+++ Provided records

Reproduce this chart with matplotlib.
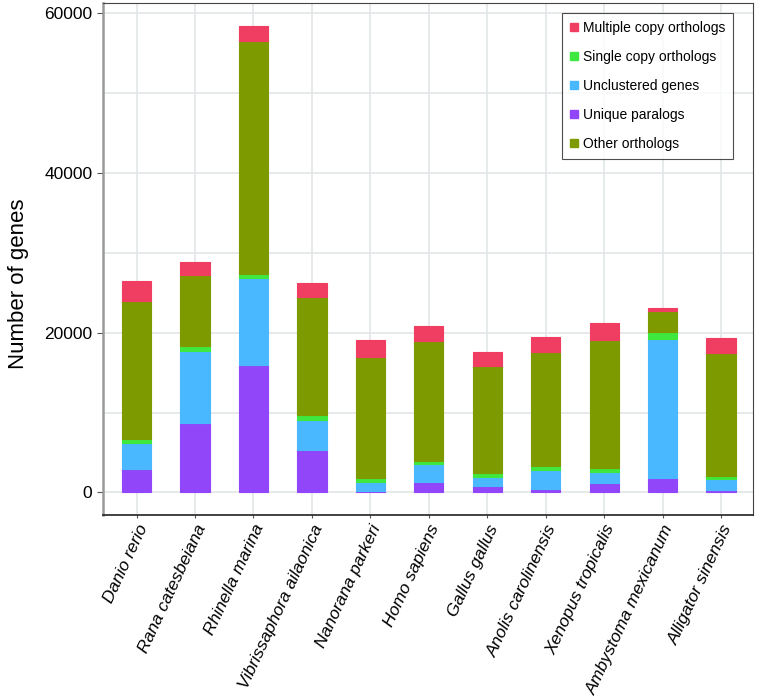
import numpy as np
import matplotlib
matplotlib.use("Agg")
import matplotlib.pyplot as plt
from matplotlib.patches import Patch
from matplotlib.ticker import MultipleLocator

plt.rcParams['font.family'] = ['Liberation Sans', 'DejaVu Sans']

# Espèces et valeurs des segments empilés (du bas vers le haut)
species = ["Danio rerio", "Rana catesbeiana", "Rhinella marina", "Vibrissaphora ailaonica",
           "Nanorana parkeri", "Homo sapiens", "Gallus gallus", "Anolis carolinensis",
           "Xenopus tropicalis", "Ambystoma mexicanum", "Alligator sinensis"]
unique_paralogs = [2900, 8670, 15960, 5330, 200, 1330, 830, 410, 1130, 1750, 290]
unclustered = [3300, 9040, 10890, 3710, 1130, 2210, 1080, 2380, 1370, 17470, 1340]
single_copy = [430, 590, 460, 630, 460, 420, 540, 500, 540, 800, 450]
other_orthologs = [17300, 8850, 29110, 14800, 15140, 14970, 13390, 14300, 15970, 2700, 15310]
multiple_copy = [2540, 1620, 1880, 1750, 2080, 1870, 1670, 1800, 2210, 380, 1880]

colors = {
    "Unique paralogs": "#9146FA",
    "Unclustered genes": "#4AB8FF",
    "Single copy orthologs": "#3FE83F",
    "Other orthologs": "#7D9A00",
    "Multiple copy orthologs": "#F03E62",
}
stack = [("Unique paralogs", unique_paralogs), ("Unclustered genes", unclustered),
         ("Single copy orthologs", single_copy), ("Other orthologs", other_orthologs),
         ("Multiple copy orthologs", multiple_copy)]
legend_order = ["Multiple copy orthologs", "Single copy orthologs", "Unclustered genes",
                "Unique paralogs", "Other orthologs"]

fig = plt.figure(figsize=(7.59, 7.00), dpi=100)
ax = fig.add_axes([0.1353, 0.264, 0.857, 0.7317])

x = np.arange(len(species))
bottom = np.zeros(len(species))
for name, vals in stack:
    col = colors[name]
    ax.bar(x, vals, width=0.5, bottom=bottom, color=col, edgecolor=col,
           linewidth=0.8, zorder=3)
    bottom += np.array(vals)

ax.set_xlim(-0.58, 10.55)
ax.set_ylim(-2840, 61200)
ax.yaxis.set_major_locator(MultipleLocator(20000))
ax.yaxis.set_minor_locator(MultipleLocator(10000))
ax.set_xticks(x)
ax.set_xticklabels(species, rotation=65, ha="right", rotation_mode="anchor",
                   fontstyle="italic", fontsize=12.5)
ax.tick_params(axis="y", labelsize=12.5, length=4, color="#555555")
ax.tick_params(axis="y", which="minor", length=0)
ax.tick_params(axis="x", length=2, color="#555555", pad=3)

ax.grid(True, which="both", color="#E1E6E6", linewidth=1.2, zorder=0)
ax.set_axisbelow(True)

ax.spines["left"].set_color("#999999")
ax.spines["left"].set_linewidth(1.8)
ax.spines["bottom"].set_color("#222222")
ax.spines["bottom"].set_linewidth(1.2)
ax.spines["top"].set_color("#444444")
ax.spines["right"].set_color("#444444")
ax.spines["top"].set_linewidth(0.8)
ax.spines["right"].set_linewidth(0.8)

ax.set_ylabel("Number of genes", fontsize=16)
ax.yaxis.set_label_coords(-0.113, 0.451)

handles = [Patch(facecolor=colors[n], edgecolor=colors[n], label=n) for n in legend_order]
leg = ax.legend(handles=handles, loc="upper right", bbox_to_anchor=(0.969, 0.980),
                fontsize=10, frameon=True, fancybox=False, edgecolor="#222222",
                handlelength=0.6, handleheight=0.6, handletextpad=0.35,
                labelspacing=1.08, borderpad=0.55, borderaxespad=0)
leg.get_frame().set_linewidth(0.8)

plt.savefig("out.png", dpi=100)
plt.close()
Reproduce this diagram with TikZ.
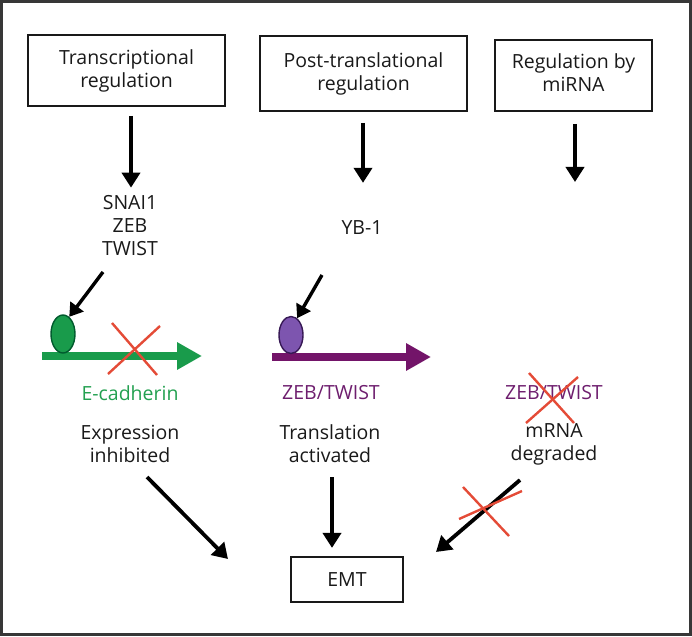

++++++

- Written instruction:
Print all the records again exactly; do not include any picture.

- Answer to the problem:
Reproduce this chart with matplotlib.
import numpy as np
import matplotlib
matplotlib.use("Agg")
import matplotlib.pyplot as plt
from matplotlib.patches import Patch
from matplotlib.ticker import MultipleLocator

plt.rcParams['font.family'] = ['Liberation Sans', 'DejaVu Sans']

# Espèces et valeurs des segments empilés (du bas vers le haut)
species = ["Danio rerio", "Rana catesbeiana", "Rhinella marina", "Vibrissaphora ailaonica",
           "Nanorana parkeri", "Homo sapiens", "Gallus gallus", "Anolis carolinensis",
           "Xenopus tropicalis", "Ambystoma mexicanum", "Alligator sinensis"]
unique_paralogs = [2900, 8670, 15960, 5330, 200, 1330, 830, 410, 1130, 1750, 290]
unclustered = [3300, 9040, 10890, 3710, 1130, 2210, 1080, 2380, 1370, 17470, 1340]
single_copy = [430, 590, 460, 630, 460, 420, 540, 500, 540, 800, 450]
other_orthologs = [17300, 8850, 29110, 14800, 15140, 14970, 13390, 14300, 15970, 2700, 15310]
multiple_copy = [2540, 1620, 1880, 1750, 2080, 1870, 1670, 1800, 2210, 380, 1880]

colors = {
    "Unique paralogs": "#9146FA",
    "Unclustered genes": "#4AB8FF",
    "Single copy orthologs": "#3FE83F",
    "Other orthologs": "#7D9A00",
    "Multiple copy orthologs": "#F03E62",
}
stack = [("Unique paralogs", unique_paralogs), ("Unclustered genes", unclustered),
         ("Single copy orthologs", single_copy), ("Other orthologs", other_orthologs),
         ("Multiple copy orthologs", multiple_copy)]
legend_order = ["Multiple copy orthologs", "Single copy orthologs", "Unclustered genes",
                "Unique paralogs", "Other orthologs"]

fig = plt.figure(figsize=(7.59, 7.00), dpi=100)
ax = fig.add_axes([0.1353, 0.264, 0.857, 0.7317])

x = np.arange(len(species))
bottom = np.zeros(len(species))
for name, vals in stack:
    col = colors[name]
    ax.bar(x, vals, width=0.5, bottom=bottom, color=col, edgecolor=col,
           linewidth=0.8, zorder=3)
    bottom += np.array(vals)

ax.set_xlim(-0.58, 10.55)
ax.set_ylim(-2840, 61200)
ax.yaxis.set_major_locator(MultipleLocator(20000))
ax.yaxis.set_minor_locator(MultipleLocator(10000))
ax.set_xticks(x)
ax.set_xticklabels(species, rotation=65, ha="right", rotation_mode="anchor",
                   fontstyle="italic", fontsize=12.5)
ax.tick_params(axis="y", labelsize=12.5, length=4, color="#555555")
ax.tick_params(axis="y", which="minor", length=0)
ax.tick_params(axis="x", length=2, color="#555555", pad=3)

ax.grid(True, which="both", color="#E1E6E6", linewidth=1.2, zorder=0)
ax.set_axisbelow(True)

ax.spines["left"].set_color("#999999")
ax.spines["left"].set_linewidth(1.8)
ax.spines["bottom"].set_color("#222222")
ax.spines["bottom"].set_linewidth(1.2)
ax.spines["top"].set_color("#444444")
ax.spines["right"].set_color("#444444")
ax.spines["top"].set_linewidth(0.8)
ax.spines["right"].set_linewidth(0.8)

ax.set_ylabel("Number of genes", fontsize=16)
ax.yaxis.set_label_coords(-0.113, 0.451)

handles = [Patch(facecolor=colors[n], edgecolor=colors[n], label=n) for n in legend_order]
leg = ax.legend(handles=handles, loc="upper right", bbox_to_anchor=(0.969, 0.980),
                fontsize=10, frameon=True, fancybox=False, edgecolor="#222222",
                handlelength=0.6, handleheight=0.6, handletextpad=0.35,
                labelspacing=1.08, borderpad=0.55, borderaxespad=0)
leg.get_frame().set_linewidth(0.8)

plt.savefig("out.png", dpi=100)
plt.close()
Reproduce this diagram with TikZ.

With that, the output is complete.